Farmers should not delay treating lameness in heavily pregnant ewes, experts are warning.
According to vet Ruth Clements, identifying and treating all lame in-lamb ewes – and considering using foot-rot vaccination – should be a priority even at this stage of pregnancy.
“Although ewes are heavily in-lamb, don’t delay in having a real go at controlling lameness before lambing starts. It will prevent the continuing circle of foot-rot scald infection in ewes and lambs,” says Ms Clements, head of vet programmes at FAI Farms.
“Ideally, lameness should have been tackled in the autumn as part of the new national five-point plan to control foot problems, but ewes can still be treated effectively at this stage of pregnancy.”
While Ms Clements advises treating lame ewes without delay to arrest the “sheep-to-sheep” spread of bacteria, it’s essential to know exactly what’s causing the lameness – foot or scald or possibly a contagious ovine digital dermatitis (Codd) problem.
Identifying the cause of the lameness can be done by restraining the ewe and just turning up the feet for close inspection.
“Once the cause has been identified it’s equally important to use the correct antibiotic and at the correct dose according to the weight of the sheep being treated,” she adds.
Ms Clements says that where there are a high number of lame ewes, the best option is to vaccinate and to spray affected feet, but not to pare away any of the hoof.
“We know that trimming diseased feet isn’t helpful; if it’s foot-rot, the vaccination will be most effective, but problem feet can also be treated with antibiotic spray.”
See also: Sheep lameness explained
Ms Clements says the last thing any sheep farmer wants to see are young lambs hobbling through lameness.
“No one wants to be turning-out sheep with health problems so as well as treating the ewes pre-lambing it’s vital to have a strict biosecurity strategy to reduce the risk of spreading the disease at handling, housing and in the field.
“Lambing-pen hygiene is very important when pens have been used by lame ewes. Foot-rot and scald are bacterial conditions that are spread from foot to foot; they can persist in lambing pens and spread from ewe to ewe.
“Scald isn’t a specific disease lambs are prone to, it’s one that’s spread from ewes to newborn lambs.
“Use lime in handling areas, gateways and water troughs and think carefully about your handling set-up and how it could be improved to reduce the build-up of bacteria,” she says.
Ms Clements says repeat offenders should be separated and marked-up for culling after weaning.
“These ewes spread disease to other ewes and lambs; they are a big risk and a drain on margins even though they may appear to be productive.
“Lame ewes and those with chronic feet should be quarantined and housed separately. Even grazing them as a separate group should be considered,” she adds.
How each of the five points in the plan are relevant to in-lamb ewes
- Cull – now is not the time of year to be culling out repeat offenders or ewes with chronic feet but it’s a good idea to separate out the worst of these ewes and make sure they are marked up for culling post-weaning.
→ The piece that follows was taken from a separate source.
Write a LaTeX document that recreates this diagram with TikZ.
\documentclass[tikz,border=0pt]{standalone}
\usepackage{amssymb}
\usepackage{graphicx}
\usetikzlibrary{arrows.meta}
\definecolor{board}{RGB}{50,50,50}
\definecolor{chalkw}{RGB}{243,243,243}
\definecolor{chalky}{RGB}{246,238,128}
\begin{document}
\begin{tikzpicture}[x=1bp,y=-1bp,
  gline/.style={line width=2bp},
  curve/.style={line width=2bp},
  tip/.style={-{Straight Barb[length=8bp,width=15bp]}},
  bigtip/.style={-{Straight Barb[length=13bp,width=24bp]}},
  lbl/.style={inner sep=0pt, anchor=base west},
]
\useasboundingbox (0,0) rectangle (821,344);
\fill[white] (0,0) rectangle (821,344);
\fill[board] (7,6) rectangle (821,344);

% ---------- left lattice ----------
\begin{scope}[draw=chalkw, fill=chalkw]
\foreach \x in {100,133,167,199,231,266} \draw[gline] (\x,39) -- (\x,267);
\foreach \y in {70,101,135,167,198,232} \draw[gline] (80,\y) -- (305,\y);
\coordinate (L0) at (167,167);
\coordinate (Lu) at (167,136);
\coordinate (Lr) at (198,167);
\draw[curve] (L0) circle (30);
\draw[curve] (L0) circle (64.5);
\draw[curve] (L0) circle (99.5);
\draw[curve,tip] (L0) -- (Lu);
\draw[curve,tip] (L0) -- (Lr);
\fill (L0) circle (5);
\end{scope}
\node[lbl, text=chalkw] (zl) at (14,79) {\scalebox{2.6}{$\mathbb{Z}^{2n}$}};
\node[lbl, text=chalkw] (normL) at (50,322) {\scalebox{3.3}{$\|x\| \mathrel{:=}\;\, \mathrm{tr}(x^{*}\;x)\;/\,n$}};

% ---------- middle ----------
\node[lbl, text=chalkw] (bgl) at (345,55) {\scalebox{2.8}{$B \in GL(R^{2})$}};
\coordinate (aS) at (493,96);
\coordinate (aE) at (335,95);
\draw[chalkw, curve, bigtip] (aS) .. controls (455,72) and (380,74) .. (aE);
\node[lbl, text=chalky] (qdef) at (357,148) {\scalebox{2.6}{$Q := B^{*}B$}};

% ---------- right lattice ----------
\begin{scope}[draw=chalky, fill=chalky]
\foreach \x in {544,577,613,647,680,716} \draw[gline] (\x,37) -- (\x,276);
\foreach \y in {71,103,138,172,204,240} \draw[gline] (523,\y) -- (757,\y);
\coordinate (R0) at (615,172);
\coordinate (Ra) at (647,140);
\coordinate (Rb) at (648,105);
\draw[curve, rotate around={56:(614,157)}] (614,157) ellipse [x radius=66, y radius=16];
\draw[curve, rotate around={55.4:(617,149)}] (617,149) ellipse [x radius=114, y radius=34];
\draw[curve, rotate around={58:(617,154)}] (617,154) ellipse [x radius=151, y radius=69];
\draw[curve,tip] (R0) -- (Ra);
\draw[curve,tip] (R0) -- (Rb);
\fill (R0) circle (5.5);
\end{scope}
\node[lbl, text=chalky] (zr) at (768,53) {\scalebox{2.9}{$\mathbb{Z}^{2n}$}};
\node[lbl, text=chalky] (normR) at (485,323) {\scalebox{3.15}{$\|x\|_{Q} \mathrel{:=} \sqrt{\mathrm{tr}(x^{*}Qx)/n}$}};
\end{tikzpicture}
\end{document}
These ewes spread disease to other ewes and lambs – they are a big risk and cost money.
- Quarantine – house lame ewes separately, particularly those with chronic feed. At pasture it could be worth doing the same.
- Treat – treat clinical cases as soon as possible. The bacteria spread from sheep to sheep so the quicker they are treated the less chance of spread. Use the right dose and right antibiotic.
- Avoid – avoid spreading disease at handling, housing and in the field. Have a strict lambing-pen hygiene routine and use lime in handling areas, gateways and water troughs. Think carefully about your handling set-up and how it could be improved to reduce the build-up of bacteria.
- Vaccinate – it’s worth instigating a vaccination programme. It would help protect ewes now and into spring/summer with the aim of controlling foot-rot/scald so that it isn’t spread to lambs. If there is a significant problem, the vaccine could be repeated in four to six weeks or it could be used strategically on lame ewes to reduce the problem.